Tepco’s risk communicator Kenichi Takahara told visiting reporters on Sunday that the operator’s lodestar was, indeed, absolute accountability and accuracy.

Radioactive water is continuously being generated at the plant – to the tune of about 90 tonnes a day – and this is first treated using ALPS before being heavily diluted with tritium levels below one-seventh that of the World Health Organisation’s standards for drinking water and then stored.

To prevent sampling errors, water is separated into a group of 10 tanks, and it is constantly “agitated and circulated” for six days to fully mix it.
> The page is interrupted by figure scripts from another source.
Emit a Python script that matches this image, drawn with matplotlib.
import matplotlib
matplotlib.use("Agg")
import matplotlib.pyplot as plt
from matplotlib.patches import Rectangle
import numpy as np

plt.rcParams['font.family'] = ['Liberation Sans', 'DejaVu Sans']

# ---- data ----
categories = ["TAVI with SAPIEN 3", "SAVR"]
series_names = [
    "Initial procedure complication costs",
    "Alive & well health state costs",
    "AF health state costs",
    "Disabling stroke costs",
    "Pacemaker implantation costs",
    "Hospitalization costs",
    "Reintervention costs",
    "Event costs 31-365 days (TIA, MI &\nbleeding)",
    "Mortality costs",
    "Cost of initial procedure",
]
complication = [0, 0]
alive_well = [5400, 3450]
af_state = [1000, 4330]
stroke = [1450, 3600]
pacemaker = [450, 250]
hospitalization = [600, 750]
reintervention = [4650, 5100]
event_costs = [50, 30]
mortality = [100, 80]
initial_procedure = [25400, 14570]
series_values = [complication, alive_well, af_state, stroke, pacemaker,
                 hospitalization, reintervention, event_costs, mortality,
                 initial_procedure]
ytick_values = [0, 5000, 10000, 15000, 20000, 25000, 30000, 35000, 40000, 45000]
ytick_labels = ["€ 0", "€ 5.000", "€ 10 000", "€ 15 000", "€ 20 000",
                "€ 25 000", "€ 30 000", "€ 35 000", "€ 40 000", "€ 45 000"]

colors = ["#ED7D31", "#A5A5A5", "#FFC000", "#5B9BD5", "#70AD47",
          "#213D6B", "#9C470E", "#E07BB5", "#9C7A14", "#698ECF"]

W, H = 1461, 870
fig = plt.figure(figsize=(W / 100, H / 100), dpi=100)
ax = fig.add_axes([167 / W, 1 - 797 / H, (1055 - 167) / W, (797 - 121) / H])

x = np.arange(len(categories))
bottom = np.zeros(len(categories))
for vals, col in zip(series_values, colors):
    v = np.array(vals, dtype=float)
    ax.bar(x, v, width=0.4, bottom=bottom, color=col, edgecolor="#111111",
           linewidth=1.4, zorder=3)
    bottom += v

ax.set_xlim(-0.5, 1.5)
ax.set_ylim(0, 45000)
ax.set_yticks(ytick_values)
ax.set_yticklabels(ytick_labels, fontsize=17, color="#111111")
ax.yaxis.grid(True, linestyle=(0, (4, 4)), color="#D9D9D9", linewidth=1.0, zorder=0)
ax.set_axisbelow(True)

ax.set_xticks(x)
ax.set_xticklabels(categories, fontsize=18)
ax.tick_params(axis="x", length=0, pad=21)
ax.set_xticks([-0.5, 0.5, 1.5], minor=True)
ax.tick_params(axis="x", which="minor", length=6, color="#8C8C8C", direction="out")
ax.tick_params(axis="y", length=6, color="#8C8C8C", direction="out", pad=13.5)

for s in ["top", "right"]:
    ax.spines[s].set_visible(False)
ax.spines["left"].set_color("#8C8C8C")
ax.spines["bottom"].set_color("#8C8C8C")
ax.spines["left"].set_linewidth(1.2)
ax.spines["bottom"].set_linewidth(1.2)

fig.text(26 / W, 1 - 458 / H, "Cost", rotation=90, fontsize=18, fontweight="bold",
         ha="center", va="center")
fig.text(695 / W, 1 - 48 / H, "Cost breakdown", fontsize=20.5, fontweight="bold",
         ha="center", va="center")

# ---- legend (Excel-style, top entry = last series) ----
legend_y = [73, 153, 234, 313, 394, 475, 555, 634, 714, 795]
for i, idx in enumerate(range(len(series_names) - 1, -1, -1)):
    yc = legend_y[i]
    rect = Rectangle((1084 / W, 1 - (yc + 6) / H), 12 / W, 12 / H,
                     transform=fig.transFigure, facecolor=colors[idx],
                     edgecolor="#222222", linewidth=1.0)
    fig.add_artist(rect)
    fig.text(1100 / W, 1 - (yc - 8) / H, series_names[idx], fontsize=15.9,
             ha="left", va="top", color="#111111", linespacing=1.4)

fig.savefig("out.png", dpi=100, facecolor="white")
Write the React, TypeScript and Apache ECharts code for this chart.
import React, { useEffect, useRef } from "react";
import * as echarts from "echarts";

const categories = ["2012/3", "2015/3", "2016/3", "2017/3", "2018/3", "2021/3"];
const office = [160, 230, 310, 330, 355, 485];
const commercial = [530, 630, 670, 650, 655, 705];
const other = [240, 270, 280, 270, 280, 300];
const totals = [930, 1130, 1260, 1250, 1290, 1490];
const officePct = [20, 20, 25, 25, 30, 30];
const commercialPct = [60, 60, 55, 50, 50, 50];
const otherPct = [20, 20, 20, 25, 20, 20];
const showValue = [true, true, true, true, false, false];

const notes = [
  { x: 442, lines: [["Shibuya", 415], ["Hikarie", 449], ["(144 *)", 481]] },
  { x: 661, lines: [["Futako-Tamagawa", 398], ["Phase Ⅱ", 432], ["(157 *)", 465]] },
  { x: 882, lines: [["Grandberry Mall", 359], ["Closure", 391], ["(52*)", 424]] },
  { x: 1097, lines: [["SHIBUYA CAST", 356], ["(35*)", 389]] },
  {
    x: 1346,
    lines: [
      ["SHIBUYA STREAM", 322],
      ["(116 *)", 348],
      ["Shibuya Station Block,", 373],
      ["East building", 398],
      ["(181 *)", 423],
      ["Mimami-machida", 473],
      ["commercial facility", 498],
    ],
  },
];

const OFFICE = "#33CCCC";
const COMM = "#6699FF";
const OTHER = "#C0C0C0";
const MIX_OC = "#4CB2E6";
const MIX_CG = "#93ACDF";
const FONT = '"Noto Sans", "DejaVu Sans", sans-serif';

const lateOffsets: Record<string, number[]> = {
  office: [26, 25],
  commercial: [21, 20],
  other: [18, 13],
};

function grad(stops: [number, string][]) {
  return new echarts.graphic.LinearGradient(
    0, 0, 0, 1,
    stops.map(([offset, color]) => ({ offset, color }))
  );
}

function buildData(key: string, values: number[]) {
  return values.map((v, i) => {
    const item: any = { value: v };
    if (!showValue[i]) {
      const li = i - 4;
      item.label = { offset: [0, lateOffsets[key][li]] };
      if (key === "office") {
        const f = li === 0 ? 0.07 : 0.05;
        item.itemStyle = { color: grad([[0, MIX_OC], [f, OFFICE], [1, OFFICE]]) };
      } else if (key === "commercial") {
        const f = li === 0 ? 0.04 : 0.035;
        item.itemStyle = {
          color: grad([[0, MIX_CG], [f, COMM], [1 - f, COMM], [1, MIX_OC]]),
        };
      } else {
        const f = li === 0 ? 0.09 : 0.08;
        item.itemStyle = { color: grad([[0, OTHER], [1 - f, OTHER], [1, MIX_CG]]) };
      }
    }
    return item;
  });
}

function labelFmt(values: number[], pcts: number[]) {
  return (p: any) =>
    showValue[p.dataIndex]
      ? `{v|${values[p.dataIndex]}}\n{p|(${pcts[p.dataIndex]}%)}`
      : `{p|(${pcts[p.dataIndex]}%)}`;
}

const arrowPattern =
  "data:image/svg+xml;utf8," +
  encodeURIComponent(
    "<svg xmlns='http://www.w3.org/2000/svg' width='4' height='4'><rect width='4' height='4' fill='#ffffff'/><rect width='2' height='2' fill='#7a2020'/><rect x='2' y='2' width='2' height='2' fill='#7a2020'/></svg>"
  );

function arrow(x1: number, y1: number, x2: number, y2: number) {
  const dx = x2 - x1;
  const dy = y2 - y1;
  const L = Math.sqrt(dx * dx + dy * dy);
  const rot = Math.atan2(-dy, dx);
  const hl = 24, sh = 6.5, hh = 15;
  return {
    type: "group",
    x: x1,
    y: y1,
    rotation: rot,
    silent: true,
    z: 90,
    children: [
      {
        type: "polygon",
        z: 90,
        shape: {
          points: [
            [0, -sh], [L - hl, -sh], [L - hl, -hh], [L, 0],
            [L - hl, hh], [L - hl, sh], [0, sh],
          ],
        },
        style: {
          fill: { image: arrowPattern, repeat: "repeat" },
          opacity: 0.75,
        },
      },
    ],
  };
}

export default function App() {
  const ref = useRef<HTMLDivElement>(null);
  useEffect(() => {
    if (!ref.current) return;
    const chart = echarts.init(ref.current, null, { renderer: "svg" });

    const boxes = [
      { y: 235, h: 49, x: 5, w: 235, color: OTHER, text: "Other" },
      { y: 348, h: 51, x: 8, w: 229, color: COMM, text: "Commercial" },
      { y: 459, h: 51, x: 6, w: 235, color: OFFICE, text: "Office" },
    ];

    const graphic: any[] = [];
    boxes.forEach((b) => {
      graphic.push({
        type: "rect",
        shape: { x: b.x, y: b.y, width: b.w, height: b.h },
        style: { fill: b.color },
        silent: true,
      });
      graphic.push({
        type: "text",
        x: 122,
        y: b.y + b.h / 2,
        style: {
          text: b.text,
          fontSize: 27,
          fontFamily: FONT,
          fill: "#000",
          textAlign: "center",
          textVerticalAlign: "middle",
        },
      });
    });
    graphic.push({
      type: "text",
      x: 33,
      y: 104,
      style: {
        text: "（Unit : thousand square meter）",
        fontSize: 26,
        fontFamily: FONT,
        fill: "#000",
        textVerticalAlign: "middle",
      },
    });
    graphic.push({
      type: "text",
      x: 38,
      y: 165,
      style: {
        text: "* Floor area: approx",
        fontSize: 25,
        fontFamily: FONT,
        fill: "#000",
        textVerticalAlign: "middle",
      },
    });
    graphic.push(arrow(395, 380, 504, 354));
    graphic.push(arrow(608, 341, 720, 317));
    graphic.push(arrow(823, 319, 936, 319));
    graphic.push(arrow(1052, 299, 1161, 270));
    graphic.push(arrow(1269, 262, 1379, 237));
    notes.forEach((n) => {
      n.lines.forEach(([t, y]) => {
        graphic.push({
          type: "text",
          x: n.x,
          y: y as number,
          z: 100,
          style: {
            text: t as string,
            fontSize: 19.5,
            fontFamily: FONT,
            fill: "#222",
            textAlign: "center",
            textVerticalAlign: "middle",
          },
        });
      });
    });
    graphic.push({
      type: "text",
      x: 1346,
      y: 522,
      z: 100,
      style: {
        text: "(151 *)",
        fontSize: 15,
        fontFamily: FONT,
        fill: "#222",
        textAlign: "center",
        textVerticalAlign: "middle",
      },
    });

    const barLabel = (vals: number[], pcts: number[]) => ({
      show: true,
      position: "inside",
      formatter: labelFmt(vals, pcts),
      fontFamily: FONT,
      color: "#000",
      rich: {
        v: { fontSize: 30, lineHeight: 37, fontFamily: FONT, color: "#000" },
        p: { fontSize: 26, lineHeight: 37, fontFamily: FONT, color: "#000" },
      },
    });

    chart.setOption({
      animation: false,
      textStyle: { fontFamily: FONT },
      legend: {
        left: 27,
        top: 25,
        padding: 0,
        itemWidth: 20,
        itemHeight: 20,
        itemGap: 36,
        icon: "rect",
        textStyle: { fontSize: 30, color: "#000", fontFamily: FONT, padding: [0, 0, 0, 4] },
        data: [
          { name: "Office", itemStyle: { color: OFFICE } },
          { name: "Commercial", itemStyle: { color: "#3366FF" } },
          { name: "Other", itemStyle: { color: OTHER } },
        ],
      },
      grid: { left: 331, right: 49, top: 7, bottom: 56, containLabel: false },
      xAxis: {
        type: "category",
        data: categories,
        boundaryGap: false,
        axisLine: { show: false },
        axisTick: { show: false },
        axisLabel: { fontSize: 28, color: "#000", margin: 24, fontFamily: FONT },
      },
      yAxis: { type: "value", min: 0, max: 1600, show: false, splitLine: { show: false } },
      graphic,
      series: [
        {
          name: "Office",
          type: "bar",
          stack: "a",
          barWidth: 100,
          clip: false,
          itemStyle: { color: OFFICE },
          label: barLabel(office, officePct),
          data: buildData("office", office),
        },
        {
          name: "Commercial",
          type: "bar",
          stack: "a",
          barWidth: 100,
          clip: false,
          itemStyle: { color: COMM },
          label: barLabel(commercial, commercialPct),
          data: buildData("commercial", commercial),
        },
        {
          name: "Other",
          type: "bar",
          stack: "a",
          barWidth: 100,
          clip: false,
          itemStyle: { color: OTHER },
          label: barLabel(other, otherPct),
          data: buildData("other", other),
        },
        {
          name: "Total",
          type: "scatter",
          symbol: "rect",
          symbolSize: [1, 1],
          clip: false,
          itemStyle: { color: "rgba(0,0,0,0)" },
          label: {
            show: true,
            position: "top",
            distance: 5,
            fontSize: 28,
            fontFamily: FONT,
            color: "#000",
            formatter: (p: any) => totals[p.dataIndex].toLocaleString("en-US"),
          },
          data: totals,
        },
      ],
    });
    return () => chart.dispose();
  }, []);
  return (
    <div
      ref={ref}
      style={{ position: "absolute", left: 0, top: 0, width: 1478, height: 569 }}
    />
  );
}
Each day, 460 tonnes of the first batch of 7,800 tonnes of ALPS-treated water is diluted with 340,000 tonnes of seawater, to be discharged over 17 days.

Automatic emergency valves are in place to immediately stop the discharge if the seawater inflow stops or if radiation is detected, while a manual override – kept under lock-and-key control of the unit chief – is also installed. Corroborative tests are being conducted by multiple agencies.

Painstaking as it is, the release of the treated nuclear wastewater is just part of the decommissioning process, which faces many other challenges, including the removal of the molten debris from two reactors, which Mr Takahara said was the “next priority amid a long to-do list of important tasks”.